Mais pour moi, les saveurs viennent de 3 endroits : le bois, le grain, ou les levures. C’est pour cela que c’est situé au centre de la roue. Dans le whisky canadien, on sépare bien les 3. Et ensuite, par exemple pour le grain, on sépare à nouveau entre le seigle, le maïs, le malt, l’orge, etc. Et ensuite on fait pareil avec le type de fût, le type de finish, etc. Quand je crée un whisky, je pense à tout cela. Si je veux épicer mon whisky, je vais prendre ce type de fût spécifique. Si je veux quelque chose de plus léger, je vais utiliser ce type de fût.
Mais la chose qui je pense est la plus importante quand je crée un whisky, c’est de parler au consommateur : qu’est ce que vous aimez ? Et vous, qu’est ce que vous aimez ? C’est très important d’écouter dans un métier comme le mien. Et de comprendre qui boit mon whisky. Je ne dois pas faire un whisky pour moi. Donc pour répondre à la question, je m’inspire de 2 choses : l’écoute des consommateurs et la roue des saveurs du whisky canadien.
Est-ce que vous faites la différence entre gout des consommatrices et gout des consommateurs ?
Non non. Pour moi le gout est quelque chose de personnel, mais je ne pense pas qu’il y ait des gouts masculins et d’autres féminins. Chacun a des goûts différents. Par exemple, je déteste donner des notes de dégustations sur les whiskies. Par expérience, je sais que je n’arrive pas à sentir la noix de coco, mais je sais que sur le reste je suis bon. Mais ça dépend tellement de votre propre expérience…
LOT 40, comment le décririez-vous ?
C’est un whisky puissant, audacieux, et complexe. C’est ce que j’aime appeler l’ADN du whisky canadien. En tant que Blenders au Canada, on utilise le seigle pour créer nos différents whiskies. Avec LOT 40, j’ai voulu aller plus loin et n’utiliser que le Seigle dans la composition, de la même façon qu’un single malt en Écosse.
Pourquoi le public français devrait s’intéresser plus au whisky canadien ?
Je crois que le whisky canadien est le plus créatif, le plus innovant, car nous avons une réglementation très permissive.

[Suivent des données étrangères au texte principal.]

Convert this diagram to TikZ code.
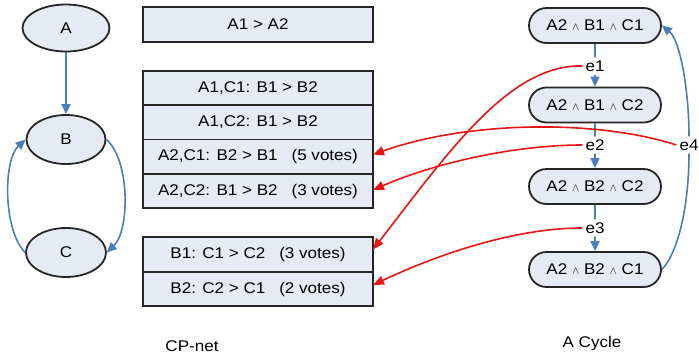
\documentclass[tikz,border=0pt]{standalone}
\usepackage{fontspec}
\setmainfont{Liberation Sans}[FakeStretch=1.1]
\usetikzlibrary{arrows.meta,shapes.geometric,shapes.misc}
\definecolor{cpblue}{RGB}{74,126,187}
\definecolor{cpred}{RGB}{235,20,20}
\definecolor{cpfill}{RGB}{230,234,244}
\newcommand\andw{{\fontsize{11}{11}\selectfont$\wedge$}}
\begin{document}
\begin{tikzpicture}[x=1pt,y=-1pt, font=\fontsize{15.5}{18}\selectfont,
 cell/.style={draw=black!85, line width=1.8pt, fill=cpfill, minimum width=230pt, minimum height=34.4pt, inner sep=0pt, outer sep=0pt},
 oval/.style={ellipse, draw=black!85, line width=1.8pt, fill=cpfill, inner sep=0pt},
 state/.style={rounded rectangle, draw=black!85, line width=1.8pt, fill=cpfill, minimum width=132pt, minimum height=35pt, inner sep=0pt},
 elab/.style={inner sep=3pt},
 bluearrow/.style={cpblue, line width=1.6pt, -{Triangle[length=10pt,width=9pt]}},
 blueline/.style={cpblue, line width=1.6pt},
 redarrow/.style={cpred, line width=1.6pt, -{Triangle[length=11pt,width=9pt]}}]
\useasboundingbox (0,0) rectangle (699,360);

% CP-net graph
\node[oval, minimum width=87pt, minimum height=47pt] (A) at (66,28) {A};
\node[oval, minimum width=79pt, minimum height=49pt] (B) at (66,139.5) {B};
\node[oval, minimum width=80pt, minimum height=49pt] (C) at (66,252.5) {C};
\draw[bluearrow] (A) -- (B);
\draw[bluearrow] (B.east) .. controls (130,160) and (130,230) .. (C.east);
\draw[bluearrow] (C.west) .. controls (3,230) and (3,160) .. (B.west);

% tables
\node[cell, minimum height=35pt] (p1) at (258,24.5) {A1 > A2};
\node[cell] (p21) at (258,88) {A1,C1: B1 > B2};
\node[cell] (p22) at (258,122.3) {A1,C2: B1 > B2};
\node[cell] (p23) at (258,156.6) {A2,C1: B2 > B1\hspace{0.9em}(5 votes)};
\node[cell] (p24) at (258,191) {A2,C2: B1 > B2\hspace{0.9em}(3 votes)};
\node[cell, minimum height=34.5pt] (p31) at (258,254.5) {B1: C1 > C2\hspace{0.9em}(3 votes)};
\node[cell, minimum height=34.5pt] (p32) at (258,289) {B2: C2 > C1\hspace{0.9em}(2 votes)};

% cycle
\node[state] (s1) at (595,25.5) {A2 \andw\ B1 \andw\ C1};
\node[state] (s2) at (595,105) {A2 \andw\ B1 \andw\ C2};
\node[state] (s3) at (595,186.5) {A2 \andw\ B2 \andw\ C2};
\node[state] (s4) at (595,269.5) {A2 \andw\ B2 \andw\ C1};
\node[elab] (e1) at (595,66) {e1};
\node[elab] (e2) at (595,145) {e2};
\node[elab] (e3) at (595,228) {e3};
\node[elab] (e4) at (689,145) {e4};

\draw[blueline] (s1) -- (e1);
\draw[bluearrow] (e1) -- (s2);
\draw[blueline] (s2) -- (e2);
\draw[bluearrow] (e2) -- (s3);
\draw[blueline] (s3) -- (e3);
\draw[bluearrow] (e3) -- (s4);
\draw[blueline] (s4.east) .. controls (680,250) and (689,200) .. (e4.south);
\draw[bluearrow] (e4.north) .. controls (689,90) and (680,40) .. (s1.east);

% red arrows
\draw[redarrow] (e1.west) .. controls (510,64) and (450,150) .. ([yshift=5pt]p31.east);
\draw[redarrow] (e4.west) .. controls (600,120) and (470,120) .. ([yshift=2pt]p23.east);
\draw[redarrow] (e2.west) .. controls (510,145) and (430,165) .. ([yshift=1pt]p24.east);
\draw[redarrow] (e3.west) .. controls (510,228) and (430,258) .. ([yshift=4pt]p32.east);

% captions
\node (cpnet) at (192,346) {CP-net};
\node (cyc) at (592,343) {A Cycle};
\end{tikzpicture}
\end{document}
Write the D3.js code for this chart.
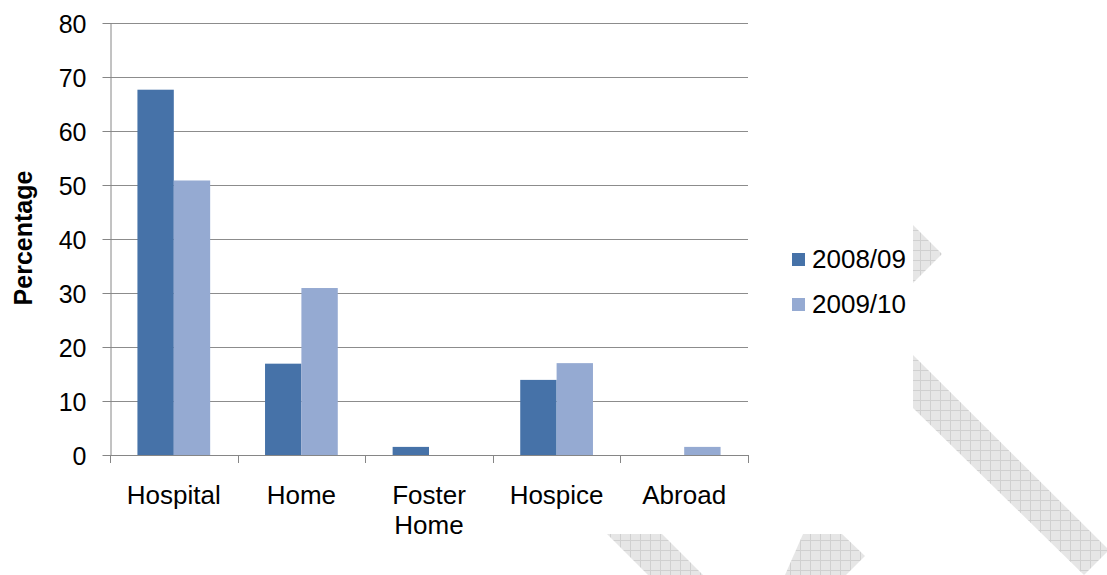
<!DOCTYPE html>
<meta charset="utf-8">
<style>
body { margin: 0; background: #fff; }
text { font-family: "Liberation Sans", Arial, sans-serif; fill: #000; }
</style>
<svg width="1107" height="575"></svg>
<script src="https://d3js.org/d3.v7.min.js"></script>
<script>

// data
var places = ["Hospital", "Home", "Foster Home", "Hospice", "Abroad"];
var years = ["2008/09", "2009/10"];
var y0809 = [67.6, 16.9, 1.5, 13.9, 0];
var y0910 = [50.8, 30.9, 0, 17, 1.5];
var yTicks = [0, 10, 20, 30, 40, 50, 60, 70, 80];

var colors = ["#4672A8", "#95AAD2"];

var svg = d3.select("svg"),
    width = +svg.attr("width"),
    height = +svg.attr("height");

var plotLeft = 110, plotRight = 748, plotTop = 22.7, plotBottom = 455;

// background watermark shapes (decoration, not data)
var defs = svg.append("defs");
var pat = defs.append("pattern")
    .attr("id", "hatch")
    .attr("patternUnits", "userSpaceOnUse")
    .attr("width", 10).attr("height", 10);
pat.append("rect").attr("width", 10).attr("height", 10).attr("fill", "#e6e6e6");
pat.append("path").attr("d", "M0,0.5H10M0.5,0V10")
    .attr("stroke", "#d0d0d0").attr("stroke-width", 1);

var marks = [
  [[913,225],[942,254],[913,283]],
  [[913,355],[1107,548],[1107,552],[1084,575],[913,408]],
  [[607,534],[662,534],[703,575],[648,575]],
  [[803,534],[842,534],[865,556],[846,575],[785,575]]
];
svg.append("g").selectAll("polygon")
  .data(marks)
  .enter().append("polygon")
    .attr("points", function(d) { return d.map(function(p) { return p.join(","); }).join(" "); })
    .attr("fill", "url(#hatch)");

var x = d3.scaleBand()
    .domain(places)
    .range([plotLeft, plotRight])
    .paddingInner(0.43)
    .paddingOuter(0.215);

var x1 = d3.scaleBand()
    .domain(years)
    .range([0, x.bandwidth()]);

var y = d3.scaleLinear()
    .domain([0, 80])
    .range([plotBottom, plotTop]);

// gridlines
svg.append("g").selectAll("line")
  .data(yTicks.slice(1))
  .enter().append("line")
    .attr("x1", plotLeft).attr("x2", plotRight)
    .attr("y1", function(d) { return Math.round(y(d)) + 0.5; })
    .attr("y2", function(d) { return Math.round(y(d)) + 0.5; })
    .attr("stroke", "#8c8c8c");

// bars
var data = places.map(function(p, i) { return {place: p, vals: [y0809[i], y0910[i]]}; });
var group = svg.append("g").selectAll("g")
  .data(data)
  .enter().append("g")
    .attr("transform", function(d) { return "translate(" + x(d.place) + ",0)"; });
group.selectAll("rect")
  .data(function(d) { return d.vals.map(function(v, j) { return {year: years[j], v: v, j: j}; }); })
  .enter().append("rect")
    .attr("x", function(d) { return x1(d.year); })
    .attr("width", x1.bandwidth())
    .attr("y", function(d) { return y(d.v); })
    .attr("height", function(d) { return plotBottom - y(d.v); })
    .attr("fill", function(d) { return colors[d.j]; });

// y axis
var yAxis = svg.append("g")
    .attr("transform", "translate(" + (plotLeft + 0.5) + ",0)")
    .call(d3.axisLeft(y).tickValues(yTicks).tickSize(8).tickPadding(16).tickSizeOuter(0));
yAxis.select(".domain").attr("stroke", "#868686");
yAxis.selectAll(".tick").attr("transform", function(d) {
  return "translate(0," + (Math.round(y(d)) + 0.5) + ")";
});
yAxis.selectAll(".tick line").attr("stroke", "#868686");
yAxis.selectAll(".tick text")
    .attr("font-size", 25).attr("font-family", "Liberation Sans, Arial, sans-serif")
    .attr("dy", "0.36em").attr("fill", "#000");

// x axis line with boundary ticks
var bounds = d3.range(places.length + 1).map(function(i) { return plotLeft + i * x.step(); });
svg.append("line")
    .attr("x1", plotLeft).attr("x2", plotRight)
    .attr("y1", plotBottom + 0.5).attr("y2", plotBottom + 0.5)
    .attr("stroke", "#868686");
svg.append("g").selectAll("line")
  .data(bounds)
  .enter().append("line")
    .attr("x1", function(d) { return Math.round(d) + 0.5; })
    .attr("x2", function(d) { return Math.round(d) + 0.5; })
    .attr("y1", plotBottom).attr("y2", plotBottom + 8)
    .attr("stroke", "#868686");

// category labels
svg.append("g").selectAll("text")
  .data(places)
  .enter().append("text")
    .attr("x", function(d) { return x(d) + x.bandwidth() / 2; })
    .attr("y", 504)
    .attr("text-anchor", "middle")
    .attr("font-size", 26)
    .each(function(d) {
      var words = d.split(" ");
      var t = d3.select(this);
      words.forEach(function(w, k) {
        t.append("tspan")
          .attr("x", x(d) + x.bandwidth() / 2)
          .attr("dy", k ? 30 : 0)
          .text(w);
      });
    });

// y title
svg.append("text")
    .attr("transform", "translate(32,238) rotate(-90)")
    .attr("text-anchor", "middle")
    .attr("font-size", 25)
    .attr("font-weight", "bold")
    .text("Percentage");

// legend
var legend = svg.append("g").selectAll("g")
  .data(years)
  .enter().append("g")
    .attr("transform", function(d, i) { return "translate(792," + (253 + i * 45) + ")"; });
legend.append("rect")
    .attr("width", 13).attr("height", 13)
    .attr("fill", function(d, i) { return colors[i]; });
legend.append("text")
    .attr("x", 20).attr("y", 15)
    .attr("font-size", 26)
    .text(function(d) { return d; });

</script>
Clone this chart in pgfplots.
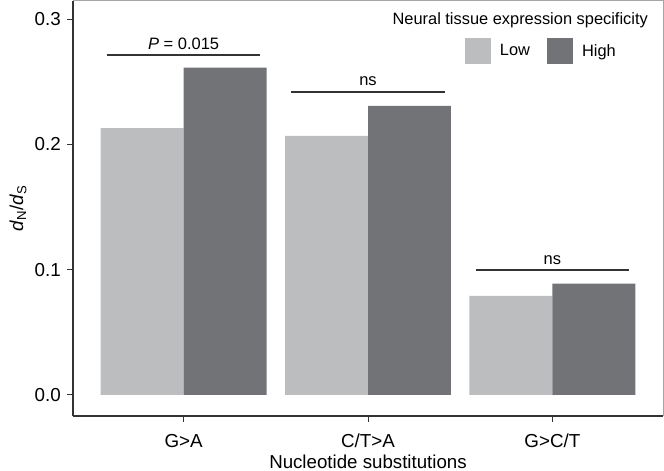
\documentclass[border=0pt]{standalone}
\usepackage{fontspec}
\setmainfont{Liberation Sans}
\usepackage{pgfplots}
\pgfplotsset{compat=1.18}

\definecolor{lowgray}{HTML}{BCBDBF}
\definecolor{highgray}{HTML}{727377}
\definecolor{axisdark}{HTML}{333333}
\definecolor{framegray}{HTML}{A6A6A6}

\newcommand{\tickfont}{\fontsize{18.8}{22}\selectfont}
\newcommand{\labfont}{\fontsize{18.7}{22}\selectfont}
\newcommand{\legfont}{\fontsize{16.4}{19}\selectfont}
\newcommand{\annfont}{\fontsize{16.5}{20}\selectfont}

\begin{document}
\begin{tikzpicture}
\begin{axis}[
  scale only axis,
  width=590pt, height=415pt,
  xmin=0.4, xmax=3.6,
  ymin=-0.0168, ymax=0.3144,
  axis x line*=bottom,
  axis y line*=left,
  axis line style={axisdark, line width=1.2pt, -},
  xtick={1,2,3},
  xticklabels={G>A, C/T>A, G>C/T},
  ytick={0,0.1,0.2,0.3},
  /pgf/number format/fixed,
  /pgf/number format/fixed zerofill,
  /pgf/number format/precision=1,
  /pgf/number format/assume math mode=true,
  tick align=outside,
  major tick length=6pt,
  tick style={axisdark, line width=1pt},
  x tick label style={font=\tickfont, anchor=base, inner sep=0pt, yshift=-25pt},
  y tick label style={font=\tickfont, anchor=east, inner sep=0pt, xshift=-6pt},
  xlabel={Nucleotide substitutions},
  ylabel={\textit{d}\textsubscript{N}/\textit{d}\textsubscript{S}},
  every axis x label/.style={at={(axis description cs:0.5,-0.1265)}, anchor=base, font=\labfont},
  every axis y label/.style={at={(axis description cs:-0.0932,0.5)}, anchor=center, rotate=90, font=\labfont},
  legend columns=2,
  legend style={at={(axis description cs:0.6644,0.8795)}, anchor=west, draw=none, fill=none,
    inner sep=0pt, outer sep=0pt, font=\legfont,
    /tikz/every even column/.append style={column sep=17pt},
    nodes={inner sep=0pt}},
  legend cell align=left,
  clip=false,
]
\addplot[ybar, bar width=0.45, fill=lowgray, draw=none, bar shift=-0.225,
  legend image code/.code={\fill[lowgray] (0pt,-13pt) rectangle (26pt,13pt); \path (35pt,0pt);}]
  coordinates {(1,0.2130) (2,0.2067) (3,0.0790)};
\addlegendentry{Low}
\addplot[ybar, bar width=0.45, fill=highgray, draw=none, bar shift=0.225,
  legend image code/.code={\fill[highgray] (0pt,-13pt) rectangle (26pt,13pt); \path (35pt,0pt);}]
  coordinates {(1,0.2613) (2,0.2306) (3,0.0888)};
\addlegendentry{High}

% significance brackets
\addplot[sharp plot, axisdark, line width=1.8pt, forget plot] coordinates {(0.585,0.2715) (1.415,0.2715)};
\addplot[sharp plot, axisdark, line width=1.8pt, forget plot] coordinates {(1.585,0.2418) (2.415,0.2418)};
\addplot[sharp plot, axisdark, line width=1.8pt, forget plot] coordinates {(2.585,0.0995) (3.415,0.0995)};
\node[anchor=base, font=\annfont, yshift=5pt] at (axis cs:1,0.2715) {\textit{P} = 0.015};
\node[anchor=base, font=\annfont, yshift=6pt] at (axis cs:2,0.2418) {ns};
\node[anchor=base, font=\annfont, yshift=6pt] at (axis cs:3,0.0995) {ns};

% panel frame (top and right)
\draw[framegray, line width=1pt] (rel axis cs:0,1) -- (rel axis cs:1,1) -- (rel axis cs:1,0);

% legend title
\node[anchor=base east, font=\legfont, inner sep=0pt] at (axis description cs:0.9746,0.9422) {Neural tissue expression specificity};
\end{axis}
\pgfresetboundingbox
\path[use as bounding box] (-73pt,-55pt) rectangle (591pt,416pt);
\end{tikzpicture}
\end{document}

On doit respecter le compte d’âge minimum, et distiller au Canada, à partir de grain, et laisser vieillir dans des fûts de bois de moins de 700 litres pour 3 ans minimum, et sortir à minimum de 40% alcool. Ils ne m’imposent pas comment je dois le distiller. Certaines marques utilisent des alambics à repasse, d’autres à colonnes. On ne me dit pas le type de grain que je dois utiliser. On ne me dit pas non plus le type de fût que je dois utiliser. Le whisky canadien est divers, comme le Canada ! Donc vous pouvez très bien tomber sur des fûts de whisky canadien à l’ancienne, très léger et très doux. Ou à l’inverse du spectre, vous pouvez tomber sur des whiskies forts avec du caractère comme LOT 40. Et, c’est cette diversité qui me fait dire que le whisky canadien sera un grand succès dans les années à venir, car on voit que c’est ça que le marché recherche aujourd’hui.
Sans oublier que les cocktails sont un gros marché, et les bartenders que j’ai rencontrés adorent travailler avec LOT 40 pour ses arômes épicés, donc pour retravailler un old fashioned ou un Manhattan, c’est parfait. Je suis le gars juste avant le bartender, donc comme eux je pense goût.